Feature Articles: Taxes
How to avoid problems at tax time
Reviewed and adapted with special permission from the IRS by: Brenda Procter, M.S., State Specialist & Instructor, Personal Financial Planning, University of Missouri Extension
Want to avoid the last-minute rush for doing your taxes? These stress-relieving ideas may help you.
- Don’t procrastinate.
Resist the temptation to put off your taxes until the very last minute. Your haste to meet the filing deadline may cause you to overlook potential sources of tax savings and may increase your risk of making an error.
- Visit the IRS online.
In fiscal year 2005, there were more than 176 million visits to http://www.irs.gov/ and 1.2 billion page views. Anyone with Internet access can find tax forms, tax law information and answers to frequently asked tax questions.
- File your return electronically.
More than 68 million taxpayers filed their returns electronically in 2005. If you’re due a refund, the waiting time for e-filers is half that of paper filers.
- Don’t panic if you can’t pay.
If you can’t immediately pay the taxes you owe, you can apply for an IRS installment agreement, suggesting your own monthly payment amount and due date, and getting a reduced late payment penalty rate. You also have various options for charging your balance on a credit card. There is no IRS fee for credit card payments, but the processing companies charge a convenience fee.

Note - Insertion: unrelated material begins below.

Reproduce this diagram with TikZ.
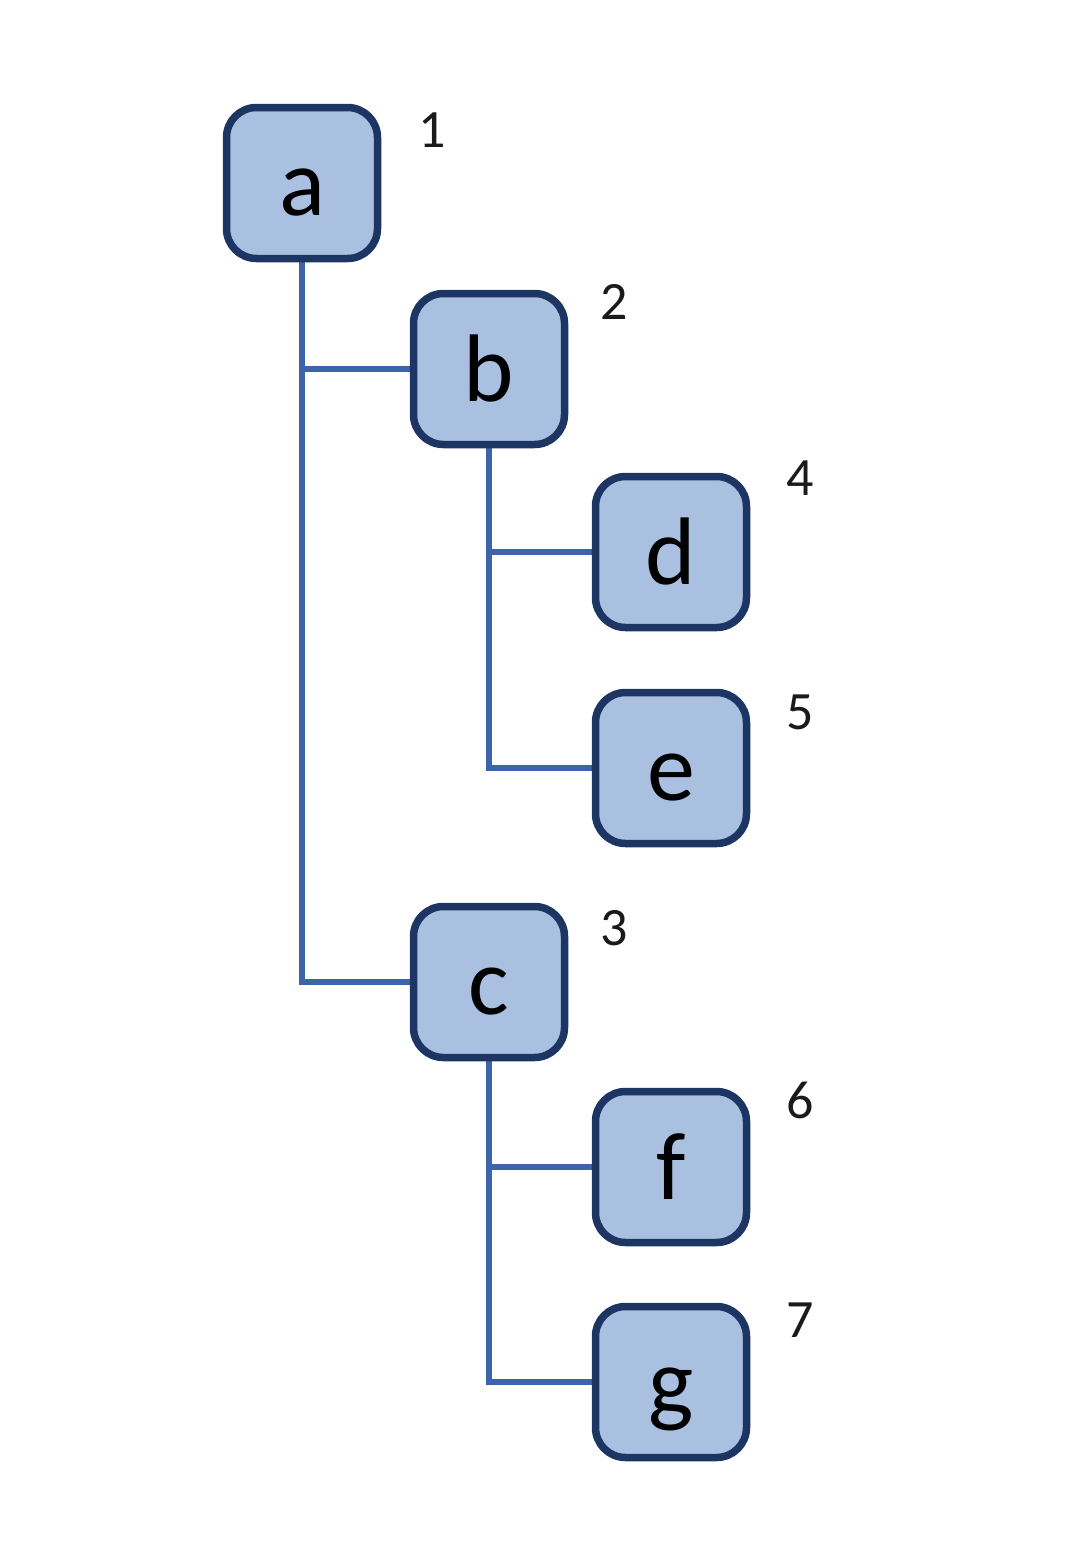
\documentclass[tikz,border=0pt]{standalone}
\usepackage{fontspec}
\setmainfont{Carlito}
\usetikzlibrary{backgrounds}
\definecolor{boxfill}{HTML}{AAC0E0}
\definecolor{boxline}{HTML}{1C3563}
\definecolor{linkline}{HTML}{3B64AA}
\definecolor{numtext}{HTML}{1A1A1A}
\begin{document}
\begin{tikzpicture}[x=1pt,y=-1pt,
  treebox/.style={draw=boxline, fill=boxfill, line width=7.5pt, rounded corners=30pt,
    minimum width=151pt, minimum height=151pt, inner sep=0pt,
    text height=64pt, text depth=0pt,
    font=\fontsize{96}{100}\selectfont, text=black},
  ordnum/.style={font=\fontsize{54}{60}\selectfont, text=numtext, inner sep=0pt},
  link/.style={draw=linkline, line width=6.5pt}]
  \useasboundingbox (0,0) rectangle (1088,1558);

  % boxes
  \node[treebox] (a) at (302,183) {a};
  \node[treebox] (b) at (489,369) {b};
  \node[treebox] (d) at (671,552) {d};
  \node[treebox] (e) at (671,768) {e};
  \node[treebox] (c) at (489,982) {c};
  \node[treebox] (f) at (671,1167) {f};
  \node[treebox] (g) at (671,1382) {g};

  % tree links, kept behind the boxes
  \begin{scope}[on background layer]
    \draw[link] (a.south) |- (c.west);
    \draw[link] (a.south |- b.west) -- (b.west);
    \draw[link] (b.south) |- (e.west);
    \draw[link] (b.south |- d.west) -- (d.west);
    \draw[link] (c.south) |- (g.west);
    \draw[link] (c.south |- f.west) -- (f.west);
  \end{scope}

  % visit order
  \node[ordnum] (n1) at (432,130) {1};
  \node[ordnum] (n2) at (614,302) {2};
  \node[ordnum] (n4) at (800,478) {4};
  \node[ordnum] (n5) at (800,712) {5};
  \node[ordnum] (n3) at (614,928) {3};
  \node[ordnum] (n6) at (800,1100) {6};
  \node[ordnum] (n7) at (800,1320) {7};
\end{tikzpicture}
\end{document}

Electronic filers with a balance due can file early and authorize the government’s financial agent to take the money directly from their checking or savings account on the April due date, with no fee.
- Request an extension of time to file – but pay on
If the clock runs out, you can get an automatic six-month extension of time to file to October 16. The extension itself does not give you more time to pay any taxes due. You will owe interest on any amount not paid by the April deadline, plus a late payment penalty if you have not paid at least 90 percent of your total tax by that date. See IRS Form 4868, Application for Automatic Extension of Time to File U.S. Individual Income Tax Return for a variety of easy ways to apply for an extension. Form 4868 is available at IRS.gov or by calling 1-800-TAX-FORM (800-829-3676).